Les doigts tremblant, la gorge sèche, je me rendis sur l'ENT de l'université de Saint-Florian. J'avais cinq nouveaux mails, et l'un d'eux attira plus particulièrement mon attention : "classement définitif filière pharmacie". Mon cœur rata un battement alors que je cliquais sur le lien et abandonnant Malo l'espace d'un instant pour vérifier mon numéro étudiant, je croisai les doigts pour que le destin ait eu pitié de moi.

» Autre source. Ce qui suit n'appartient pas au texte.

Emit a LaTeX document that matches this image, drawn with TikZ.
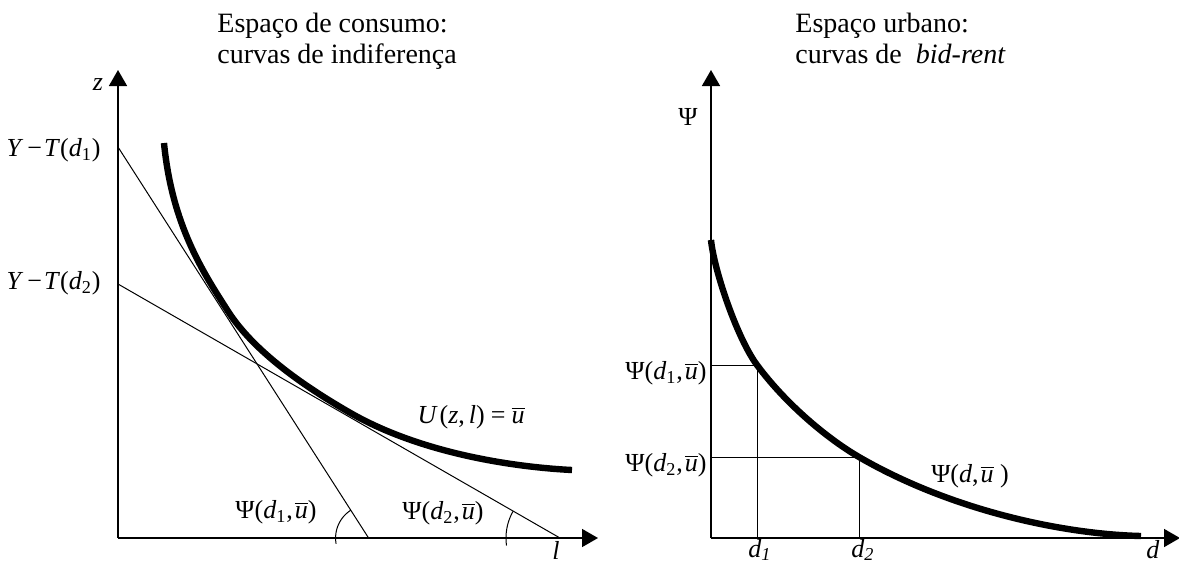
\documentclass[tikz,border=0pt]{standalone}
\usepackage{fontspec}
\setmainfont{Liberation Serif}
\usetikzlibrary{arrows.meta}
\newcommand{\myu}{\ensuremath{\overline{\mbox{\itshape u}}}}
\newcommand{\psil}[1]{Ψ(\textit{d}\textsubscript{#1},\kern1pt\myu)}
\begin{document}
\begin{tikzpicture}[x=0.5pt,y=-0.5pt,
  axis/.style={line width=0.8pt,-{Triangle[length=8pt,width=9pt]}},
  guide/.style={line width=0.5pt},
  bigcurve/.style={line width=3.2pt},
  lab/.style={font=\fontsize{13}{15}\selectfont, inner sep=0pt},
  ttl/.style={font=\fontsize{14}{16}\selectfont, inner sep=0pt, anchor=base west}]
\useasboundingbox (0,0) rectangle (1179,564);

% ---------- titles ----------
\node[ttl] (t1a) at (217,32) {Espaço de consumo:};
\node[ttl] (t1b) at (217,63) {curvas de indiferença};
\node[ttl] (t2a) at (795,32) {Espaço urbano:};
\node[ttl] (t2b) at (795,63) {curvas de \ \textit{bid-rent}};

% ---------- left panel ----------
\coordinate (O1) at (118,538);
\coordinate (Ztip) at (118,70);
\coordinate (Ltip) at (598,538);
\coordinate (A1) at (118,147);
\coordinate (B1) at (368.6,538);
\coordinate (A2) at (118,284);
\coordinate (B2) at (560,538);

\draw[guide] (A1) -- (B1);
\draw[guide] (A2) -- (B2);
\draw[axis] (O1) -- (Ztip);
\draw[axis] (O1) -- (Ltip);

\coordinate (S) at (164,143);
\coordinate (T1) at (228,311.2);
\coordinate (T2) at (350,412.7);
\coordinate (E) at (572,470);
\draw[bigcurve] (S) .. controls (172,225) and (203,272.2) .. (T1)
  .. controls (249.3,344.4) and (289.9,378.2) .. (T2)
  .. controls (420,452.9) and (512,467) .. (E);

\draw[guide] plot[domain=122.7:190, samples=30] ({368.6+33*cos(\x)},{538-33*sin(\x)});
\draw[guide] plot[domain=150.1:188, samples=30] ({560+54*cos(\x)},{538-54*sin(\x)});

\node[lab] (lz) at (98,85) {\textit{z}};
\node[lab] (ll) at (556,550) {\textit{l}};
\node[lab, anchor=east] (ly1) at (101,150) {\textit{Y}\kern2pt−\kern1pt\textit{T}(\textit{d}\textsubscript{1})};
\node[lab, anchor=east] (ly2) at (101,283) {\textit{Y}\kern2pt−\kern1pt\textit{T}(\textit{d}\textsubscript{2})};
\node[lab] (lp1) at (276,512) {\psil{1}};
\node[lab] (lp2) at (443,513) {\psil{2}};
\node[lab] (lu) at (471,417) {\textit{U}\kern1pt(\textit{z},\kern2pt\textit{l})\kern3pt=\kern3pt\myu};

% ---------- right panel ----------
\coordinate (O2) at (711,538);
\coordinate (Ptip) at (711,70);
\coordinate (Dtip) at (1180,538);
\coordinate (Q0) at (711,240);
\coordinate (P1) at (757,365);
\coordinate (P2) at (859,457);
\coordinate (Q3) at (1141,536);
\coordinate (H1) at (711,365);
\coordinate (V1) at (757,538);
\coordinate (H2) at (711,457);
\coordinate (V2) at (859,538);

\draw[guide] (H1) -- (P1) -- (V1);
\draw[guide] (H2) -- (P2) -- (V2);
\draw[axis] (O2) -- (Ptip);
\draw[axis] (O2) -- (Dtip);

\draw[bigcurve] (Q0) .. controls (714,270) and (737,338) .. (P1)
  .. controls (787,405.5) and (829,439.6) .. (P2)
  .. controls (949,509.2) and (1060,534) .. (Q3);

\node[lab] (lpsi) at (688,117) {Ψ};
\node[lab] (ld) at (1153,550) {\textit{d}};
\node[lab] (ld1) at (760,550) {\textit{d}\textsubscript{\textit{1}}};
\node[lab] (ld2) at (863,550) {\textit{d}\textsubscript{\textit{2}}};
\node[lab, anchor=east] (lq1) at (707,373) {\psil{1}};
\node[lab, anchor=east] (lq2) at (707,465) {\psil{2}};
\node[lab] (lq) at (970,476) {Ψ(\textit{d},\kern1pt\myu\ )};
\end{tikzpicture}
\end{document}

Il y avait une semaine de cela, nous avions reçu le classement provisoire de chaque filière, avant qu'il n'y ait eu les abandons de certains, les désistements des autres etc... J'avais failli pleurer en constatant que j'étais sur la liste d'attente pour la pharmacie — 169 pour 74 places — et depuis, je dormais très très mal la nuit. Pour que je puisse être prise, il fallait qu'une centaine de personnes avant moi se désistent et même si cette filière n'était pas la plus voulue, cela me paraissait tout de même très compliqué.

Mais j'y croyais encore. Je refusais de penser que tout ce que j'avais fait à présent résulterait en un échec cuisant. Je ne voulais pas recommencer ma PACES, je ne m'en sentais pas la force et rien que d'y penser, j'avais envie de pleurer et de hurler.

Malo était dans le même cas que moi, sur liste d'attente — ou liste complémentaire comme ils l'appelaient. Il était arrivé trop loin pour espérer être pris en médecine, aussi lorsqu'on lui avait demandé de choisir la filière qu'il souhaitait prendre en priorité, il avait fini par la délaisser au profit de la kinésithérapie, l'autre filière pour laquelle il avait candidaté et dans laquelle il était plutôt bien placé.

Malo non plus n'avait pas envie de recommencer une année de souffrance et je crois qu'au final, il s'était rendu compte que médecin, ce n'était pas vraiment fait pour lui.

Moi, contrairement à lui, je n'avais postulé que pour la pharmacie. Aussi si mon classement d'aujourd'hui n'était pas suffisant pour me faire entrer, je serais obligée de recommencer une année.

— Quarante-troisième en kiné, s'émerveilla Malo, des larmes de joie perlant au coin de ses yeux.

Je n'eus même pas la force de le féliciter, du moins, tant que je n'étais pas consciente de mes propres résultats. Les numéros d'étudiants défilaient sous mes yeux alors que je déroulais le classement de pharmacie. Puis soudain, l'un d'entre eux attira mon attention et j'explosai.

Sans plus attendre, je quittai l'application Google et les yeux embués, je composai un numéro que je connaissais par cœur. On sonna une fois, puis deux et à la troisième fois, la personne à l'autre bout du fil décrocha.

— Allô, Papa ? Tu... Tu te rappelles de ce que tu m'as dit y a quelques mois de ça ? Oui... Et bien... Je crois qu'en fin de compte, Monsieur Morin aura sa boîte de Smecta.